'Virtues Project' encourages students to find the good in themselves
Baltimore Sun, By Arin Gencer February 4, 2009
In a skit on the day's highlighted virtue, honesty, Shayna Falwell (second from right) plays a dishonest salesperson with other Kenwood High ninth-graders (from left) Alex Mehall, Walter Scott, Zuryna Smith and Stevie Slaughter. (Baltimore Sun photo by Amy Davis / November 26, 2008)
Standing in a locker room at Baltimore County's Kenwood High School, the teenage girl kept her cool when one of her peers passed by and hit her with a book bag. "Under normal circumstances, that would have been a major fight in our building," said teacher Nancy Hanlin, recounting the incident. Instead, Hanlin said, the girl told her classmate that she would have hit back "if I wasn't working on my virtues."
The fight that wasn't illustrates the changes that school officials say they are seeing at Kenwood, where a new character education initiative called the Virtues Project has begun altering the way teachers, administrators and students communicate with one another. The "virtues" are 52 good character traits, such as truthfulness, patience, responsibility and self-discipline.

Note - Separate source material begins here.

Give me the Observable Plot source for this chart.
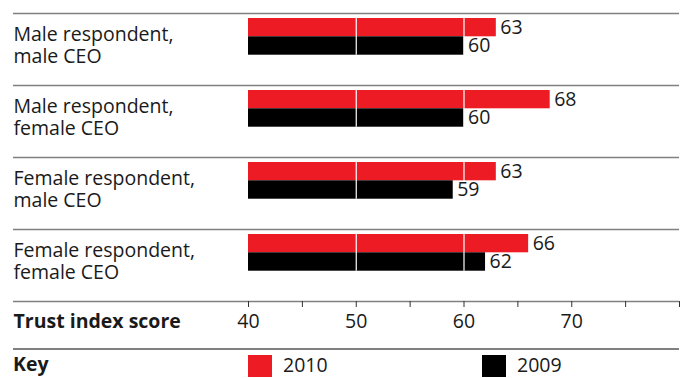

"Our kids are so used to all of us telling them what they did wrong," said Hanlin, who, along with physical education and sports science chair Tammy Jackson, suggested trying the project. "Instead of looking at the behaviour, we're actually looking at the kids." Teachers use the virtues to acknowledge, guide and correct students, said Dara Feldman, director of education initiatives for the project and a former Montgomery County teacher who used its principles in her classroom.
Teachers might take a moment to thank someone for his honesty in returning a missing item or suggest a teen consider what traits she needs to call on to deal with a crisis, according to Jackson and Assistant Principal Allison Seymour. The State Department of Education encourages, but does not mandate, character education. Such initiatives vary throughout the state, and even within districts.
"We want students to become good students, but we also want them to become good citizens," said Paula McCoach, an education specialist in the state agency's youth development branch. "Character education ... has influences on the climate of the building and the school itself." Kenwood appears to be the first Baltimore County school to adopt the Virtues Project. Feldman has also trained educators in Anne Arundel, Howard and Montgomery counties and in Baltimore City, she said, but Kenwood has taken "a holistic, excellent approach."
The school draws students from the Essex and Middle River areas, which have many struggling families, said Paul D. Martin, the principal. Students come from "a tough environment," Hanlin said. "They just want to survive in their neighbourhood. They bring that into our building." Still, fighting at Kenwood has declined over the past several years, Martin said, and the project has helped even more.
"The virtues that are on that paper, all of us possess," Jackson said, referring to the list of character traits. "It just takes someone to verbalize that."
Among the educators' tools is a set of cards, each featuring a different virtue and providing a description of that trait. A virtue is spotlighted every month. "Basically, what it's all about is teaching social skills," said Tom Zirpoli, an education professor at McDaniel College who has written books about behaviour and classroom management and parenting.
Character education programs "teach kids, and they teach teachers, to focus on ethical behaviours - honesty, caring about other people ... judging right from wrong," Zirpoli said. Family involvement is key, he said, and such programs should be integrated throughout the curriculum. Yet implementation can be difficult at the high-school level, with so many other demands, such as tests and graduation requirements, said Lisa Boarman, coordinator of school counselling and related services for Howard County schools. There, dozens of schools use a framework highlighting 40 traits that are integral to success, she said.
In Anne Arundel and Carroll counties, and other areas, many schools follow a model called Positive Behavioral Interventions and Supports, or PBIS. Its goal is to promote safe and supportive schools and change behavior, said Virginia L. Dolan, an Anne Arundel schools facilitator on the state PBIS leadership team.
While schools in Baltimore County can choose their programs, the district is trying to "bring a more consistent character development program in our buildings," to ensure that everyone is "speaking the same language," said Glenda Myrick, coordinator of the office of safe and drug-free schools.